Illegal confiscation of Church property in Pakistan
A local Catholic leader in Pakistan has spoken out against the illegal confiscation of Church property by the government.
The Apostolic Administrator of the Archdiocese of Lahore in northern Pakistan, Bishop Sebastian Francis Shaw, deplored the illegal transfer into state ownership of a piece of land belonging to the Church.
He reported that the transfer has now also been formalized in the land register.
A Caritas center had previously stood on the confiscated land, which was torn down with heavy equipment under police protection on January 9, 2012.
The complex of buildings had included a day care center for old people, a sewing school for girls, a chapel and a convent for sisters, as well as further Catholic Church institutions.
The center has been in the possession of the Church since at least 1887.
He made his report to international Catholic pastoral charity Aid to the Church in Need (ACN), saying that a court has already ruled that the transfer of the land to state property took place illegally.
Shaw further stated that, in his opinion, in the case of the severe unrest that occurred on March 9 in a Christian district of Lahore, some government representatives had “had an eye on the land” and wanted to drive out the inhabitants.
The police stood by and did nothing when, two days after accusations of blasphemy made against the Christian Sawan Masih on March 7, some 3,000 men attacked St. Joseph’s Colony and set fire to 178 houses as well as two Christian churches.
In the Bishop’s view, however, it is gratifying that expressions of solidarity with the victims have come from numerous Muslims, along with spontaneous offers of aid.
“A growing consciousness is developing among the population that we are all Pakistanis,” the bishop said.

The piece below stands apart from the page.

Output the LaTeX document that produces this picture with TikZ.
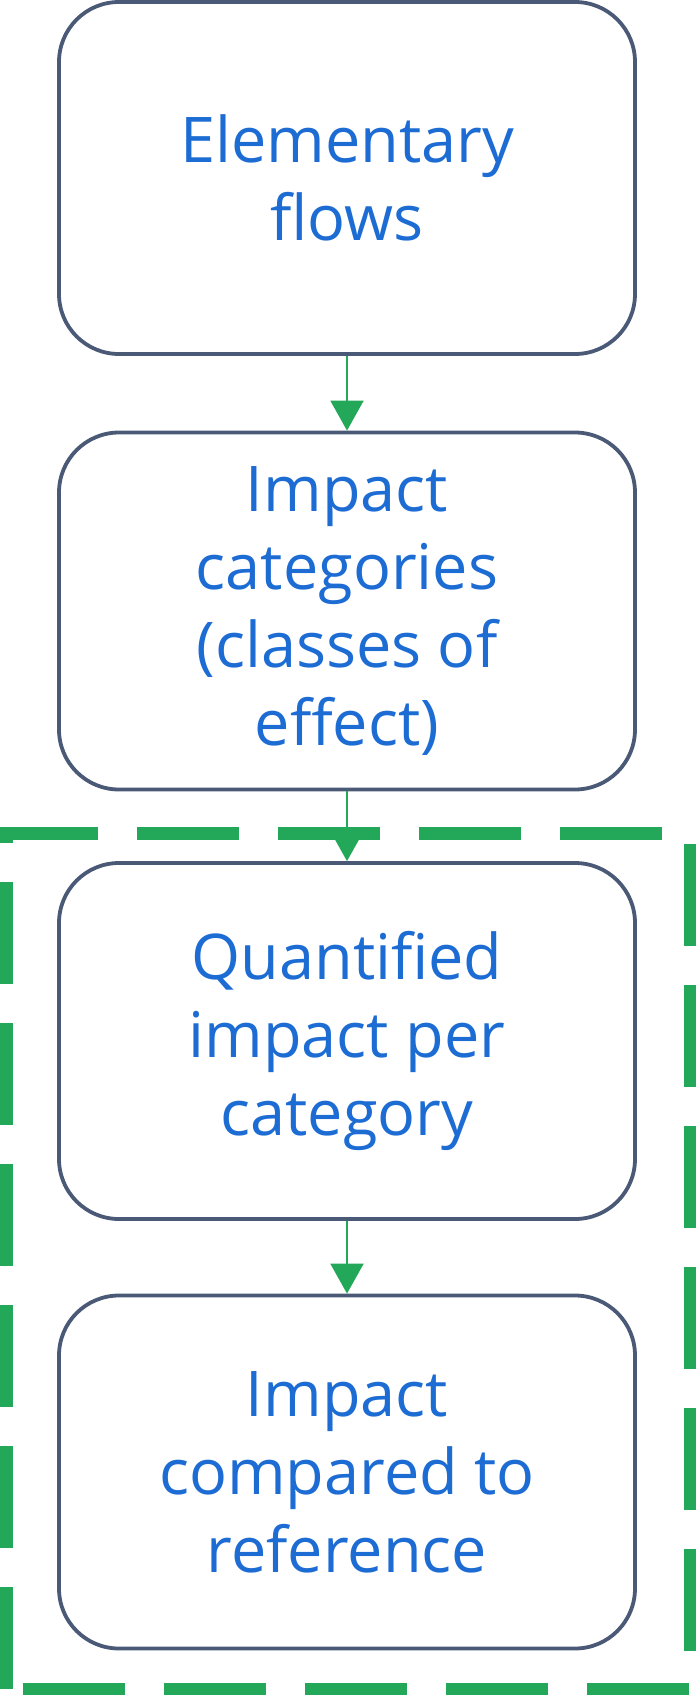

Bishop Shaw described how representatives of the government, Muslim scholars and a high-ranking Imam came together to visit the scene, give comfort to those affected and express their deep regret. This is the first time that such a thing has happened in this form, said Shaw.
“More and more voices are being raised saying that the whole congregation should not be punished when one of its members unconsciously or even consciously does wrong. This is a good sign.”